I disagree with this criticism, outright. That’s extremely myopic. The critics have missed out a lot in their criticism. They have overlooked his brilliance. What they fail to see is that Khilji is an extremely sharp strategist and great statesman. He is intelligent, perceptive and a patron of art. Sure, he has flaws as a character. From my personal moral compass, if I have to pass a judgement on the character, I find him to be evil.
Did you have second thoughts about showing the bisexual relationship between Khilji and Malik Kafur?
People from whom I seek advice were very apprehensive about it. Their logic was that the majority of audience still have a very traditional mindset. This is a big risk to take, especially since no one had done this before in mainstream Hindi films. I’m a very liberal person and did not have issues with it, as I thought it made the character more layered.

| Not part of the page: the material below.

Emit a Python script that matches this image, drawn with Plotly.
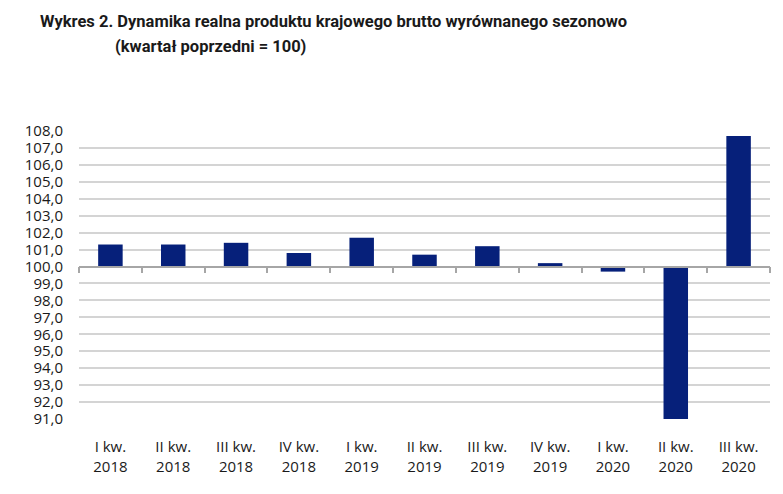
import plotly.graph_objects as go

categories = ["I kw.<br>2018", "II kw.<br>2018", "III kw.<br>2018", "IV kw.<br>2018",
              "I kw.<br>2019", "II kw.<br>2019", "III kw.<br>2019", "IV kw.<br>2019",
              "I kw.<br>2020", "II kw.<br>2020", "III kw.<br>2020"]
values = [101.3, 101.3, 101.4, 100.8, 101.7, 100.7, 101.2, 100.2, 99.7, 91.0, 107.7]
base_value = 100.0
y_ticks = list(range(91, 109))

# page body has an 8px margin; compensate
OFF = 8
W, H = 783 - OFF, 494 - OFF
L, R, T, B = 79 - OFF, W - (770 - OFF), 131 - OFF, H - (419 - OFF)
PW, PH = W - L - R, H - T - B

fig = go.Figure()
fig.add_trace(go.Bar(
    x=categories,
    y=[v - base_value for v in values],
    base=base_value,
    marker=dict(color="#06207a", line=dict(width=0)),
    width=0.39,
    hoverinfo="skip",
))
fig.add_trace(go.Scatter(x=categories, y=[base_value] * len(categories), xaxis="x2",
                         mode="lines", line=dict(width=0), showlegend=False, hoverinfo="skip"))

ymin, ymax = 91, 108
fig.update_layout(
    width=W, height=H,
    margin=dict(l=L, r=R, t=T, b=B, autoexpand=False),
    plot_bgcolor="white", paper_bgcolor="white",
    showlegend=False,
    separators=", ",
    font=dict(family="Open Sans", color="#1a1a1a"),
    xaxis=dict(
        type="category", categoryarray=categories, range=[-0.5, 10.5],
        showline=False, showgrid=False, zeroline=False,
        ticks="outside", ticklen=14, tickcolor="rgba(0,0,0,0)",
        tickfont=dict(size=15, family="Open Sans", color="#1a1a1a"),
    ),
    xaxis2=dict(
        type="category", categoryarray=categories, range=[-0.5, 10.5],
        overlaying="x", anchor="free",
        position=(base_value - ymin) / (ymax - ymin),
        showline=True, linecolor="#a6a6a6", linewidth=1.5,
        ticks="outside", tickson="boundaries", ticklen=6, tickcolor="#a6a6a6", tickwidth=1.5,
        showticklabels=False, showgrid=False, zeroline=False,
    ),
    yaxis=dict(
        range=[ymin, ymax], tickvals=y_ticks, tickformat=".1f",
        showgrid=True, gridcolor="#d4d4d4", gridwidth=1.5,
        zeroline=False, showline=False,
        ticklabelstandoff=15,
        tickfont=dict(size=15, family="Open Sans", color="#1a1a1a"),
    ),
    annotations=[
        dict(text="<b>Wykres 2. Dynamika realna produktu krajowego brutto wyrównanego sezonowo</b>",
             xref="paper", yref="paper", x=(38 - OFF - L) / PW, y=1 + (T - (22 - OFF)) / PH,
             xanchor="left", yanchor="middle", showarrow=False,
             font=dict(size=16.5, family="Roboto", color="#1a1a1a")),
        dict(text="<b>(kwartał poprzedni = 100)</b>",
             xref="paper", yref="paper", x=(113 - OFF - L) / PW, y=1 + (T - (46 - OFF)) / PH,
             xanchor="left", yanchor="middle", showarrow=False,
             font=dict(size=16.5, family="Roboto", color="#1a1a1a")),
    ],
)

fig.write_html("out.html")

Your next three films — Gully Boy, Simmba and 1983 — are very different from each other.
I have to prep very differently for each of these movies. For Gully Boy, I had to spend time with Zoya (Akhtar) and the rappers on whom the movie is based. Simmba involves a lot of action sequences. Its director, Rohit Shetty, wants me to do acting workshops with his writers. For 1983 (a film based on India’s first World Cup Cricket victory and directed by Kabir Khan), it would be a different ballgame to embody Kapil Dev — to get his physicality, speech pattern and bowling style.
Would you ever branch out to direction or production?
It takes a lot of courage to direct a movie. Maybe, one day I would muster enough courage to helm a project. I don’t have the acumen to handle the business side of movie-making. Maybe, I would be a creative producer someday.
Your sartorial choice often makes news. What drives your fashion?
I don’t fear being judged. I find fashion another means for expression. While all these so-called fashion statements I make gets noticed, I also dress normally. I enjoy wearing good clothes. For lack of a better expression, I would say I have always been experimental. I had a Mohawk hairstyle and pierced my ears in Class III. I used to wear hippie tie-and-dye clothes. I was the first one among my friends to wear chunky silver jewellery and baggy pants.
What made you pick up a T-shirt with a ‘Papi Gudia’ poster?
My love for Papi Gudia! Isn’t that an amazing T-shirt? I have an Ajooba T-shirt too.
With your every outing you give the vibes of having a lot of fun.
I’m surprised that so many people think: How can someone be so happy? I find that an appalling question. According to me, happiness is a choice. I get to do for a living what I love to do. Maybe I would have been a different person had I not been an actor. I wanted to be a hero in Hindi films and today, I have become that. I’m genuinely happy most of the times.